The rise of the so-called Christian Right—religiously motivated conservatism-should surprise no one, though it has worried many, who see in overt unions of religious faith and politics a threat to First Amendment freedoms. At present, the most significant political manifestation of the Christian Right is the powerful lobbying group called the Christian Coalition, which was spun off of the unsuccessful 1988 presidential campaign of religious broadcaster Pat Robertson (b. 1930). Based in Washington, D.C., the coalition boasts a membership of 1.6 million and has claimed responsibility for the Republican sweep of the Congress during the midterm elections of 1994. In 1995, the organization spent more than a million dollars mobilizing its “born-again” evangelicals behind the conservative “Contract with America” promulgated by Speaker of the House Newt Gingrich. While some people have welcomed what they see as a return of morality to American political life, others see the Christian Right as narrow, coercive, and intolerant.

The Age of Rage

In turn, the Christian Right has viewed liberal America as too tolerant of lifestyles and beliefs that seem alien or offensive to certain religious principles, or that apparently threaten the moral fiber of the nation.

This is hardly a new dialogue. Right and left have been taffy-pulling national life since well before the Revolution. Indeed, Americans may be too accustomed to thinking in terms of right versus left; for another body of belief appears to want little to do with either side. In its mildest form, this group has expressed itself in a third political party, the Libertarians, founded in 1971. Libertarians oppose laws that limit personal behavior (including laws against prostitution, gambling, sexual preference), advocate a free market economy without government regulation or assistance, and support an isolationist foreign policy (including U.S. withdrawal from the United Nations).

But look around and listen. It’s not Libertarian dialogue that you hear. It’s rage. Most of the time, it”s part of the background, the Muzak that marks the tempo of our times: angry slogans on bumper stickers, the endless, staccato of sound bites reeling out from the television tube, the jagged litany that issues from talk-radio DJs, and the remarkable volume of violence that plays across movie screens. Sometimes the rage explodes, front and center.

Waco and Oklahoma City

April 19, 1993, saw the fiery culmination of a long standoff between members of a fundamentalist religious cult called the Branch Davidians and federal officers. Followers of David Koresh (his real name was Vernon Howell) holed up in a fortified compound outside of Waco, Texas, and resisted the intrusion of agents from the U.S. Treasury Department’s Alcohol, Tobacco and Firearms Unit (ATF). The agents were investigating reports of a stockpile of illegal arms as well as rumors of child abuse in the compound. When ATF officers moved in on the compound on February 28, the cultists opened fire, killing four ATF agents. Koresh was wounded in the exchange, and at least two of his followers were killed. For the next 51 days, the FBI laid siege to the Branch Davidians, until April 19, when the agents commenced an assault with tear gas volleys. The Branch Davidians responded by setting fire to their own compound, a blaze that killed more than 80 cultists, including 24 children. Millions witnessed both the February 28 shoot-out and the April 19 inferno on television.

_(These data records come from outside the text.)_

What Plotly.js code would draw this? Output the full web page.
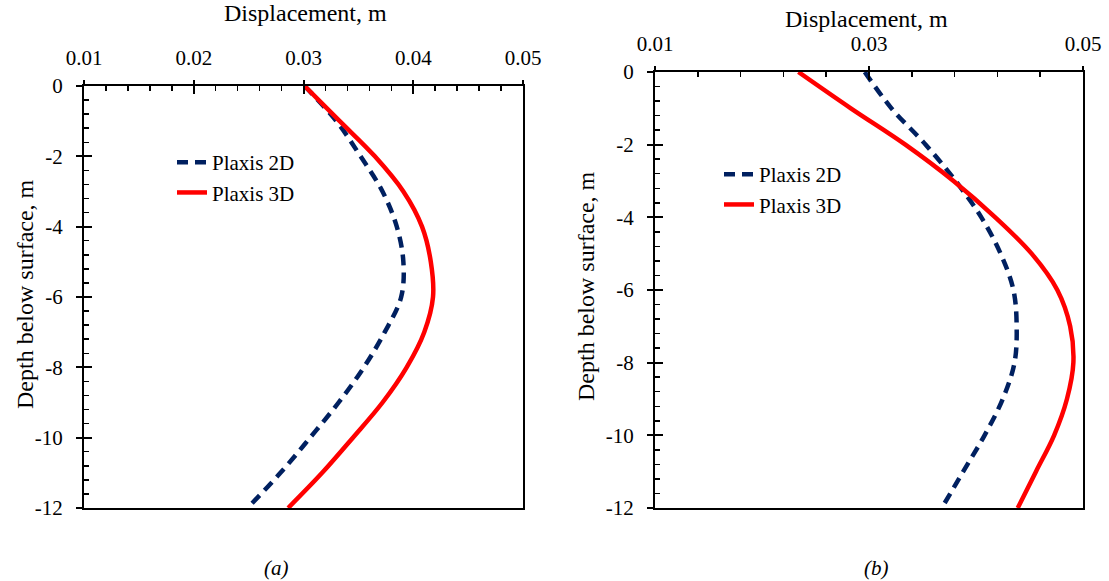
<!DOCTYPE html>
<html>
<head>
<meta charset="utf-8">
<script src="https://cdn.plot.ly/plotly-3.0.1.min.js"></script>
<style>html,body{margin:0;padding:0;background:#fff;}#chart{width:1109px;height:581px;}</style>
</head>
<body>
<div id="chart"></div>
<script>
// ---- Data ----
const seriesNames = ["Plaxis 2D", "Plaxis 3D"];
const panelLabels = ["(a)", "(b)"];
const xTitle = "Displacement, m";
const yTitle = "Depth below surface, m";
const depthTickVals = [0, -2, -4, -6, -8, -10, -12];
const depthTickText = ["0", "-2", "-4", "-6", "-8", "-10", "-12"];

// Depth below surface (m), shared by all series
const depth = [0, -1, -2, -3, -4, -5, -6, -7, -8, -9, -10, -11, -12];

// Panel (a) displacements (m)
const a2dDisp = [0.0301, 0.0330, 0.0352, 0.0372, 0.0385, 0.0391, 0.0389, 0.0374, 0.0355, 0.0332, 0.0306, 0.0279, 0.0249];
const a3dDisp = [0.0301, 0.0333, 0.0365, 0.0391, 0.0408, 0.0416, 0.0418, 0.0410, 0.0394, 0.0372, 0.0345, 0.0317, 0.0286];

// Panel (b) displacements (m)
const b2dDisp = [0.0296, 0.0321, 0.0353, 0.0381, 0.0405, 0.0423, 0.0435, 0.0438, 0.0436, 0.0425, 0.0408, 0.0388, 0.0368];
const b3dDisp = [0.0234, 0.0283, 0.0334, 0.0379, 0.0418, 0.0452, 0.0476, 0.0488, 0.0491, 0.0485, 0.0473, 0.0456, 0.0439];

// ---- Styles ----
const W = 1109, H = 581;
const FONT = "Liberation Serif";
const navy = "#002060", red = "#FF0000";
const dashStyle = {color: navy, width: 4.5, dash: "11px,7px", shape: "spline", smoothing: 1};
const solidStyle = {color: red, width: 4.5, shape: "spline", smoothing: 1};

const traces = [
  {x: a2dDisp, y: depth, xaxis: "x", yaxis: "y", mode: "lines", name: seriesNames[0], line: dashStyle, legend: "legend"},
  {x: a3dDisp, y: depth, xaxis: "x", yaxis: "y", mode: "lines", name: seriesNames[1], line: solidStyle, legend: "legend"},
  {x: b2dDisp, y: depth, xaxis: "x2", yaxis: "y2", mode: "lines", name: seriesNames[0], line: dashStyle, legend: "legend2"},
  {x: b3dDisp, y: depth, xaxis: "x2", yaxis: "y2", mode: "lines", name: seriesNames[1], line: solidStyle, legend: "legend2"},
  // empty helper traces so the overlay tick axes are drawn
  {x: [], y: [], xaxis: "x3", yaxis: "y3", mode: "lines", showlegend: false, hoverinfo: "skip"},
  {x: [], y: [], xaxis: "x4", yaxis: "y4", mode: "lines", showlegend: false, hoverinfo: "skip"}
];

function px(x) { return x / W; }
function py(y) { return 1 - y / H; }

const tickFont = {family: FONT, size: 21, color: "black"};

function xAxis(dom, anchor, dtick, minorDtick) {
  return {
    domain: dom, anchor: anchor, range: [0.01, 0.05], side: "top",
    tick0: 0.01, dtick: dtick, tickformat: ".2f",
    showline: true, linecolor: "black", linewidth: 2, mirror: true,
    ticks: "inside", ticklen: 8, tickwidth: 2, tickcolor: "black",
    minor: {dtick: minorDtick, tick0: 0.01, ticks: "inside", ticklen: 5, tickwidth: 1.5, tickcolor: "black", showgrid: false},
    showgrid: false, zeroline: false, fixedrange: true,
    ticklabelstandoff: 11,
    tickfont: tickFont
  };
}
function yAxis(dom, anchor) {
  return {
    domain: dom, anchor: anchor, range: [-12, 0],
    tickmode: "array", tickvals: depthTickVals, ticktext: depthTickText,
    showline: true, linecolor: "black", linewidth: 2, mirror: true,
    ticks: "inside", ticklen: 8, tickwidth: 2, tickcolor: "black",
    minor: {tickmode: "linear", dtick: 0.4, tick0: 0, ticks: "inside", ticklen: 5, tickwidth: 1.5, tickcolor: "black", showgrid: false},
    showgrid: false, zeroline: false, fixedrange: true,
    ticklabelstandoff: 15,
    tickfont: tickFont
  };
}
// Overlay axes: outer half of the crossing major ticks (no labels, no line)
function xOuter(over, anchor, dtick) {
  return {
    overlaying: over, anchor: anchor, side: "top", range: [0.01, 0.05], tick0: 0.01, dtick: dtick,
    ticks: "outside", ticklen: 5, tickwidth: 2, tickcolor: "black",
    showticklabels: false, showline: false, showgrid: false, zeroline: false, fixedrange: true
  };
}
function yOuter(over, anchor) {
  return {
    overlaying: over, anchor: anchor, side: "left", range: [-12, 0],
    tickmode: "array", tickvals: depthTickVals,
    ticks: "outside", ticklen: 7, tickwidth: 2, tickcolor: "black",
    showticklabels: false, showline: false, showgrid: false, zeroline: false, fixedrange: true
  };
}

const legendStyle = {
  font: {family: FONT, size: 21, color: "black"},
  bgcolor: "rgba(0,0,0,0)", borderwidth: 0,
  xanchor: "left", yanchor: "top", tracegroupgap: 0
};

const titleFont = {family: FONT, size: 24, color: "black"};
const labelFont = {family: FONT, size: 21, color: "black"};

const layout = {
  width: W, height: H,
  margin: {l: 0, r: 0, t: 0, b: 0},
  paper_bgcolor: "white", plot_bgcolor: "white",
  font: {family: FONT, size: 21, color: "black"},
  xaxis: xAxis([px(84), px(523)], "y", 0.01, 0.002),
  yaxis: yAxis([py(508), py(86)], "x"),
  xaxis2: xAxis([px(655), px(1083)], "y2", 0.02, 0.004),
  yaxis2: yAxis([py(508), py(72)], "x2"),
  xaxis3: xOuter("x", "y3", 0.01),
  yaxis3: yOuter("y", "x3"),
  xaxis4: xOuter("x2", "y4", 0.02),
  yaxis4: yOuter("y2", "x4"),
  legend: Object.assign({x: px(172), y: py(142)}, legendStyle),
  legend2: Object.assign({x: px(719), y: py(154)}, legendStyle),
  annotations: [
    {text: xTitle, xref: "paper", yref: "paper", x: px(305), y: py(13), xanchor: "center", yanchor: "middle", showarrow: false, font: titleFont},
    {text: xTitle, xref: "paper", yref: "paper", x: px(866), y: py(19), xanchor: "center", yanchor: "middle", showarrow: false, font: titleFont},
    {text: yTitle, xref: "paper", yref: "paper", x: px(25), y: py(294), xanchor: "center", yanchor: "middle", textangle: -90, showarrow: false, font: titleFont},
    {text: yTitle, xref: "paper", yref: "paper", x: px(586), y: py(286), xanchor: "center", yanchor: "middle", textangle: -90, showarrow: false, font: titleFont},
    {text: "<i>" + panelLabels[0] + "</i>", xref: "paper", yref: "paper", x: px(276), y: py(568), xanchor: "center", yanchor: "middle", showarrow: false, font: labelFont},
    {text: "<i>" + panelLabels[1] + "</i>", xref: "paper", yref: "paper", x: px(876), y: py(568), xanchor: "center", yanchor: "middle", showarrow: false, font: labelFont}
  ]
};

Plotly.newPlot("chart", traces, layout, {staticPlot: true, displayModeBar: false});
</script>
</body>
</html>
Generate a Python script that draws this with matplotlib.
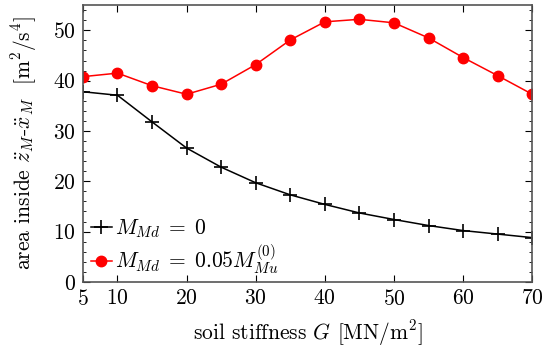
import matplotlib
matplotlib.use('Agg')
import matplotlib.pyplot as plt
from matplotlib.ticker import MultipleLocator

plt.rcParams['font.family'] = 'serif'
plt.rcParams['font.serif'] = ['cmr10']
plt.rcParams['mathtext.fontset'] = 'cm'
plt.rcParams['axes.formatter.use_mathtext'] = True
plt.rcParams['font.size'] = 15.5

G = [5, 10, 15, 20, 25, 30, 35, 40, 45, 50, 55, 60, 65, 70]
area_zero = [37.8, 37.1, 31.8, 26.6, 22.8, 19.7, 17.3, 15.4, 13.7, 12.4, 11.2, 10.2, 9.5, 8.8]
area_005 = [40.8, 41.5, 39.0, 37.3, 39.3, 43.2, 48.1, 51.7, 52.2, 51.5, 48.5, 44.6, 41.0, 37.3]
xticks = [5, 10, 20, 30, 40, 50, 60, 70]

fig = plt.figure(figsize=(5.42, 3.48), dpi=100)
ax = fig.add_axes([0.153, 0.190, 0.829, 0.795])

ax.plot(G, area_zero, color='black', lw=1.1, marker='+', ms=10, mew=1.2,
        label=r'$M_{Md}\;=\;0$')
ax.plot(G, area_005, color='red', lw=1.1, marker='o', ms=7.5,
        label=r'$M_{Md}\;=\;0.05M_{Mu}^{(0)}$')

ax.set_xlim(5, 70)
ax.set_ylim(0, 55)
ax.set_xticks(xticks)
ax.yaxis.set_major_locator(MultipleLocator(10))
ax.yaxis.set_minor_locator(MultipleLocator(2))
ax.tick_params(which='both', direction='in', top=True, right=True)
ax.tick_params(which='major', length=5, pad=5)
ax.tick_params(which='minor', length=2.5)
for s in ax.spines.values():
    s.set_color('#555555')
    s.set_linewidth(1.2)

ax.set_xlabel(r'soil stiffness $G$ [MN/m$^2$]', labelpad=7)
ax.set_ylabel(r'area inside $\ddot{z}_M$-$\ddot{x}_M$  [m$^2$/s$^4$]', labelpad=10)

ax.legend(loc='lower left', bbox_to_anchor=(0.005, 0.0), frameon=False,
          handlelength=1.0, handletextpad=0.15, borderaxespad=0.0,
          labelspacing=0.12, borderpad=0.25)

fig.savefig('out.png', dpi=100)
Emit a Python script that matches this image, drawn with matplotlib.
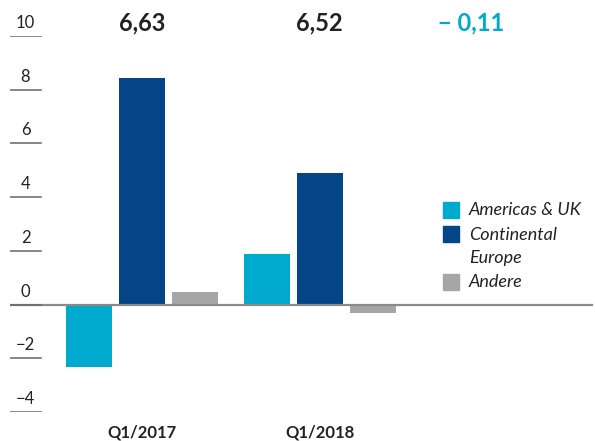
import numpy as np
import matplotlib.pyplot as plt
from matplotlib.patches import Rectangle

# ------------------ Data ------------------
quarters = ['Q1/2017', 'Q1/2018']
regions = ['Americas & UK', 'Continental\nEurope', 'Andere']
americas = [-2.32, 1.88]
continental = [8.43, 4.91]
andere = [0.47, -0.31]
totals = ['6,63', '6,52']
delta = '− 0,11'
y_ticks = [10, 8, 6, 4, 2, 0, -2, -4]

colors = ['#00AACE', '#044587', '#A6A6A6']
text_col = '#222222'

plt.rcParams['font.family'] = ['Lato', 'DejaVu Sans']

W, H = 595, 441
fig = plt.figure(figsize=(W / 100, H / 100), dpi=100)

# axes placed in pixels: y=10 at px 36, y=-4 at px 412, x from px 10 to 595
ax = fig.add_axes([10 / W, (H - 412) / H, 585 / W, 376 / H])
ax.set_ylim(-4, 10)
ax.set_xlim(-0.744, 2.552)
ax.axis('off')

x = np.arange(len(quarters))
step = 0.2986
width = 0.259
for i, vals in enumerate([americas, continental, andere]):
  ax.bar(x + (i - 1) * step, vals, width, color=colors[i], zorder=2)

# zero line and short tick marks on the left, labels centred above them
ax.axhline(0, xmin=0, xmax=582 / 585, color='#8a8a8a', lw=1.6, zorder=3)
for t in y_ticks:
  ax.axhline(t, xmin=0, xmax=31 / 585, color='#666666', lw=1.1, zorder=3)
  lab = str(t) if t >= 0 else '−' + str(-t)
  ax.annotate(lab, (15.5 / 585, t), xycoords=('axes fraction', 'data'),
              xytext=(0, 5.8), textcoords='offset points',
              ha='center', va='baseline', fontsize=12, color=text_col)

# quarter labels
for xi, q in zip(x, quarters):
  ax.annotate(q, (xi, -4), xycoords='data', xytext=(0, -15), textcoords='offset points',
              ha='center', va='center', fontsize=12, fontweight='bold', color=text_col)

# totals on top
for xi, t in zip(x, totals):
  fig.text((142 + xi * 177.5) / W, 1 - 23 / H, t, ha='center', va='center',
           fontsize=17, fontweight='bold', color=text_col)
fig.text(471 / W, 1 - 23 / H, delta, ha='center', va='center',
         fontsize=17, fontweight='bold', color=colors[0])

# legend
leg_y = [210, 234, 282]
for c, lab, yy in zip(colors, regions, leg_y):
  fig.patches.append(Rectangle((443 / W, 1 - (yy + 8) / H), 16 / W, 16 / H,
                               transform=fig.transFigure, color=c, figure=fig))
  t = fig.text(469 / W, 1 - yy / H, lab, ha='left', va='center',
               fontsize=13, style='italic', color=text_col, linespacing=1.5)
  if '\n' in lab:
    # two-line label: centre the block between its two rows
    t.set_position((469 / W, 1 - (yy + 12.5) / H))

fig.savefig('out.png', dpi=100)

Millions also saw the bloody aftermath of the bombing of the Alfred P. Murrah Federal Office Building in Oklahoma City on April 19, 1995, which resulted in the deaths of 169 persons. Timothy McVeigh and Terry Nichols were the two young men indicted in connection with the bombing. The men were associated with the “militia movement,” a phrase describing militant groups organized in several states after the raid in Waco and a 1992 government assault on Randy Weaver, a white supremacist, and his family in Ruby Ridge, Idaho.

The incidents at Waco and Ruby Ridge, together with passage of relatively mild federal gun-control legislation, inspired the formation of these armed cadres. The groups were opposed not only to what they deemed excessive government control of everyday life, but also to what they saw as a United Nations plot to take over the United States in a drive toward “One World Government.” Few Americans could understand how bombing a federal office building—which contained no military installations, no CIA secret headquarters, but only such ordinary offices as the local Social Security unit-could be deemed a blow against tyranny. Among those killed and injured were a number of children at play in the building’s daycare center.